Monday, November 14, 2011

Whale Encounter

my Grandmother's silver perfume flask with funnel, handed down to me




Unless you are a merperson, this one doesn't grow in the garden but if you are a connoisseur  of fragrance, you will want this one on your olfactory 'nose shelf'.
This is from my diary 2008...


I received a small sample of Ambergris today...that most fabled and elusive of all perfume ingredients, from the Perfumer's Apprentice. I could smell it before I opened the package! (No whales were harmed) I put a small dab on the back of my hand; as from skin is the truest way to 'sample' a fragrance. This was only a 3% tincture but it lasted for  h o u r s... taking me on journey back into childhood. Somehow this was familiar to my cellular memory, but it was beyond me to remember when I might have whiffed this before. I turned off my rational thinking and went immediately to my Grandfather's stone farm house in northern Virginia..a house that took a canon ball during the civil war. But no, wait; the scene shifted a few miles across town to my great Aunt Peggy's farm; the horsie auntie...the auntie who started the Gold Cup Steeple Chase race in Warrenton, Va. Yes...here it is.
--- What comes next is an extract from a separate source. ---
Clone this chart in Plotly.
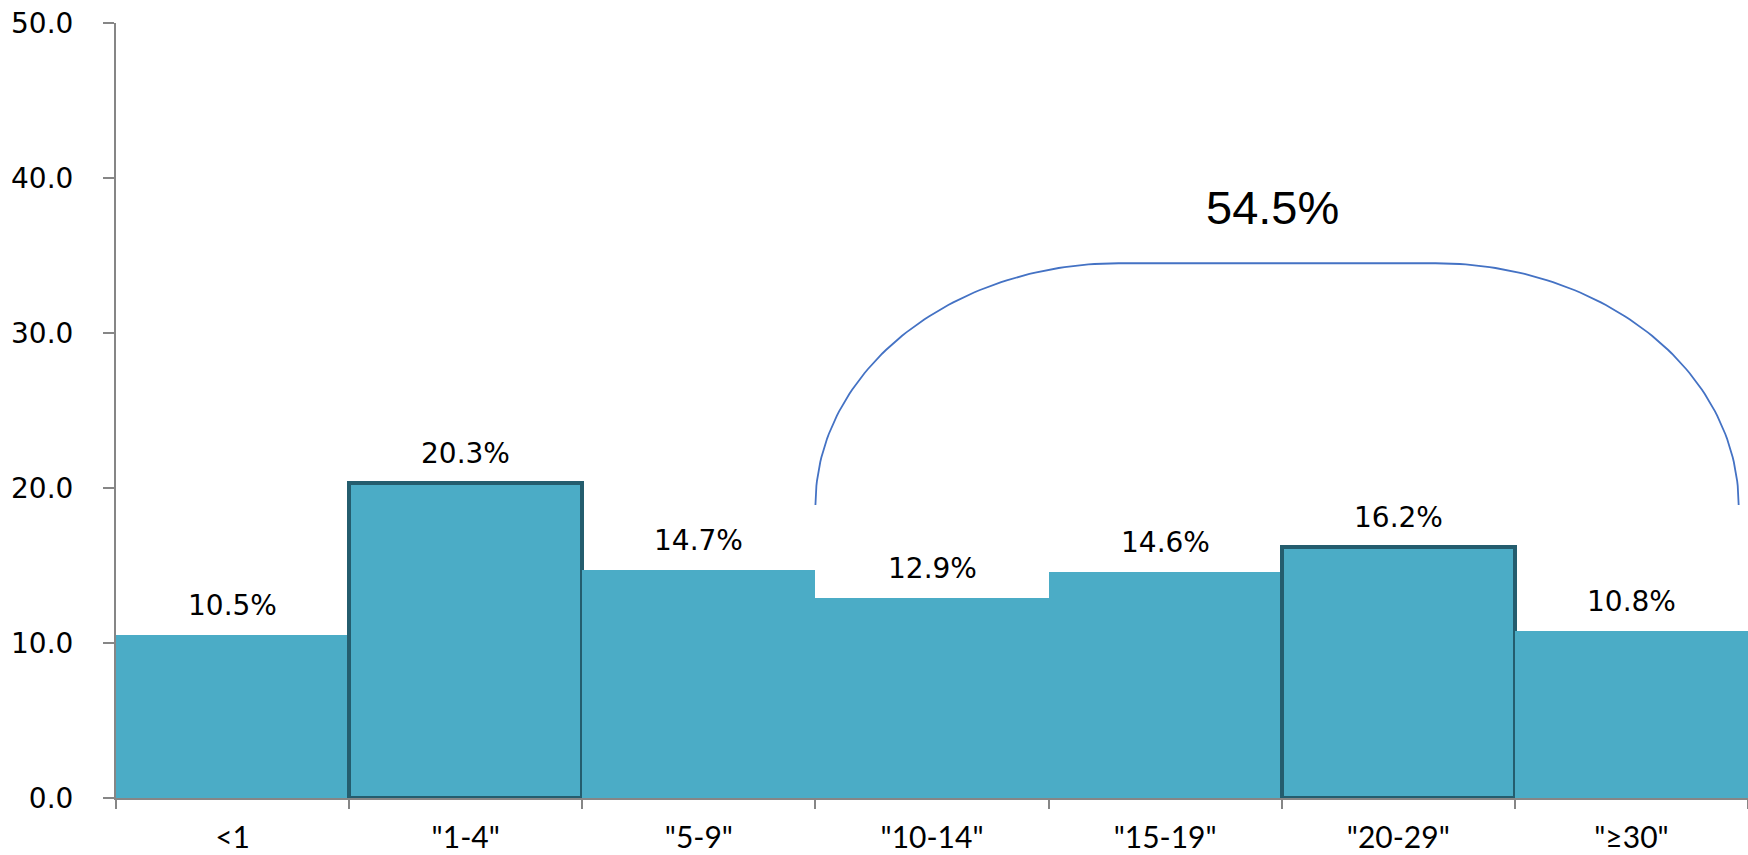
import numpy as np
import plotly.graph_objects as go

categories = ['<1', '"1-4"', '"5-9"', '"10-14"', '"15-19"', '"20-29"', '"≥30"']
values = [10.5, 20.3, 14.7, 12.9, 14.6, 16.2, 10.8]
highlight = [False, True, False, False, False, True, False]
y_ticks = [0, 10, 20, 30, 40, 50]
bracket_label = "54.5%"

BAR_COLOR = "#4BACC6"
EDGE_COLOR = "#245D6E"
AXIS_COLOR = "#868686"
BRACKET_COLOR = "#4472C4"

fig = go.Figure()
fig.add_trace(go.Bar(
    x=categories, y=values,
    marker=dict(
        color=BAR_COLOR,
        line=dict(color=[EDGE_COLOR if h else BAR_COLOR for h in highlight],
                  width=[4 if h else 0 for h in highlight]),
    ),
    hoverinfo="skip", showlegend=False,
))

# bracket (rounded arc) spanning the last four groups
x_left, x_right = 2.5, 6.46
y_base, y_top = 18.9, 34.5
rx = 1.3
ry = y_top - y_base
t1 = np.linspace(np.pi, np.pi / 2, 80)
t2 = np.linspace(np.pi / 2, 0, 80)
bx = np.concatenate([x_left + rx + rx * np.cos(t1), x_right - rx + rx * np.cos(t2)])
by = np.concatenate([y_base + ry * np.sin(t1), y_base + ry * np.sin(t2)])
fig.add_trace(go.Scatter(
    x=bx, y=by, xaxis="x2", yaxis="y", mode="lines",
    line=dict(color=BRACKET_COLOR, width=1.8),
    hoverinfo="skip", showlegend=False,
))

annotations = []
for c, v in zip(categories, values):
    annotations.append(dict(
        x=c, y=v, xref="x", yref="y", text=f"{v:.1f}%", showarrow=False,
        yanchor="bottom", yshift=11,
        font=dict(family="DejaVu Sans", size=28, color="#000000"),
    ))
annotations.append(dict(
    x=4.46, y=38.1, xref="x2", yref="y", text=bracket_label, showarrow=False,
    font=dict(family="Liberation Sans, Arial", size=47, color="#000000"),
))

fig.update_layout(
    width=1748, height=855,
    margin=dict(l=116, r=0, t=23, b=57),
    paper_bgcolor="white", plot_bgcolor="white",
    bargap=0,
    annotations=annotations,
    xaxis=dict(
        type="category", range=[-0.5, 6.5], automargin=False,
        showline=True, linecolor=AXIS_COLOR, linewidth=2,
        ticks="outside", tickson="boundaries", ticklen=9, tickcolor=AXIS_COLOR, tickwidth=2,
        tickfont=dict(family="Lato", size=30, color="#000000"),
        ticklabelstandoff=12,
        showgrid=False, zeroline=False,
    ),
    xaxis2=dict(
        overlaying="x", range=[-0.5, 6.5], visible=False, showgrid=False, zeroline=False,
    ),
    yaxis=dict(
        range=[0, 50], tickvals=y_ticks, tickformat=".1f", automargin=False,
        showline=True, linecolor=AXIS_COLOR, linewidth=2,
        ticks="outside", ticklen=11, tickcolor=AXIS_COLOR, tickwidth=2,
        tickfont=dict(family="DejaVu Sans", size=28, color="#000000"),
        ticklabelstandoff=24,
        showgrid=False, zeroline=False,
    ),
)

fig.write_html(
    "out.html",
    config={"displayModeBar": False},
    post_script="document.body.style.margin='0';document.body.style.overflow='hidden';",
)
 If the word 'patina' has a smell to it; this is it. Vignettes flashed through my thoughts in no particular order...great Uncle Connie's riding boots in the closet; the ones he wore riding in the Olympic Games (1929?). There are layers of horse, root cellar, pipe tobacco, saddles cleaned with saddle soap after every ride, blue shadows from The Shenandoah Mts, a mustiness but not unpleasant, perhaps from the heavy drapery  in an upstairs bedroom that hasn't been drawn in decades. This was the fragrance of a bygone way of life; where there is more space between the clock ticks. I spent the afternoon as a ten year old again, in her father's family's fold in time.

Sunday, November 6, 2011

Drinking Fine Art


To start out honestly, I did not grow the Agarwood in my own garden, but I did, the roses that I co-distilled it with. What I ended up with was 'Oud & Rose Water'. One afternoon I pulled out the bottle and added, 0 say 5 drops to a cup of warm water and took a sip. I was stunned. The experience immediately flashed through me that here I was drinking a piece of Fine Art, and/or an antique that would sell through Christies at $25,000.

The two components were both separate and melded and my tongue could detect both (or all 3?) but my brain/psyche was reeling from the experience of drinking something hyper-extraordinary. The history of Agarwood is ancient, itself, tied to ritual and that is precisely what I was tasting. As I sipped through the afternoon I felt that each time I should be kneeling in reverence; the experience very clearly reached across 'mere taste' and included the richly accumulated psychic energy of Oud & Agarwood of many cultures.

The roses? .. added a sheer note of elegant sweetness.

Later in the day I stooped to google 'agarwood tea' and found references to longevity and health. Of course...one would expect no less.

Friday, November 4, 2011

ze Grand Duke



the Jasmine sambac 'Grand Duke' pushed out one last bud by summer's end and, pampered in the greenhouse, it  slowly opened...revealing his blue blood.